Alam Coventry mencoba ikut ceria pagi ini, tanpa kabut tanpa mendung tanpa lapisan
es di atas rumput. “Id Mubarak,” kita saling memberi salam ke penghuni Westwood,
sebelum melintasi dua buah bukit ke Warwick University. Seorang dengan profil badan
yang besar tersenyum lebar, menjelaskan tentang shalat ‘Id sebelum memulai sebagai
imam. Kemudian ia mengambil Qur’an yang tampak berat, dan mulai membacakan khutbah,
terus dengan senyumnya yang khas. Yang dibahas soal ringan saja, surat-surat terakhir
di Quran yang pendek-pendek (sekitar 2 halaman terakhir dari Qurannya yang berat itu).

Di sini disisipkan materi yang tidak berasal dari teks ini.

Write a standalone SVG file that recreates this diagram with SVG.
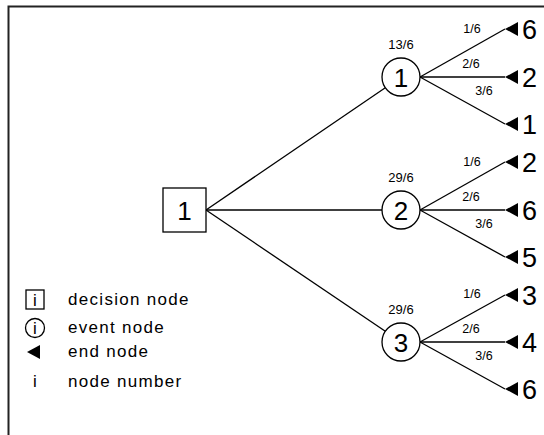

Tapi dia membahasnya dari sudut pandang western muslim. “Kenapa sih Quran masih
menyebut soal sihir?” kata dia. Lalu dia mengkaji soal sihir sebagai motivasi aktivitas
yang tidak didasari baik oleh nurani maupun akal, melainkan hanya oleh aspek-aspek
jangka pendek, emosi, dan bisik-bisik. Sihir-sihir ini, begitu dia kaji, adalah
yang menghancurkan perjuangan, dan membuat kita terus tercerai-berai. Terus temanya
dibawa ke soal persatuan, yang dimulai dari hati.
Page 144 of 210
Waktu matahari mulai meluncur turun, paket juga diluncurkan (dalam arti
harfiah, yaitu diluncurkan bebas menuruni undak-undakan). Sebuah black
taxi dikemudian orang Sikh melesat ke Bishop Street, satu-satunya kantor
pos yang buka hari Sabtu sore ini.
Seperti dalam bayanganku, si Pak Pos menyambut dengan kata “Must be
overweighted”. Tapi kali ini dengan ramah saja. Rekannya yang berkulit hitam
menimbang paket itu. Hanya sejumput di bawah ambang maksimal. Membaca alamat
yang jauh, trus dia menyebut angka poundsterling yang fantastis. Aku cuma
mengangguk ringan, tapi dia diam. Jadi aku jawab lagi “That’s all right,”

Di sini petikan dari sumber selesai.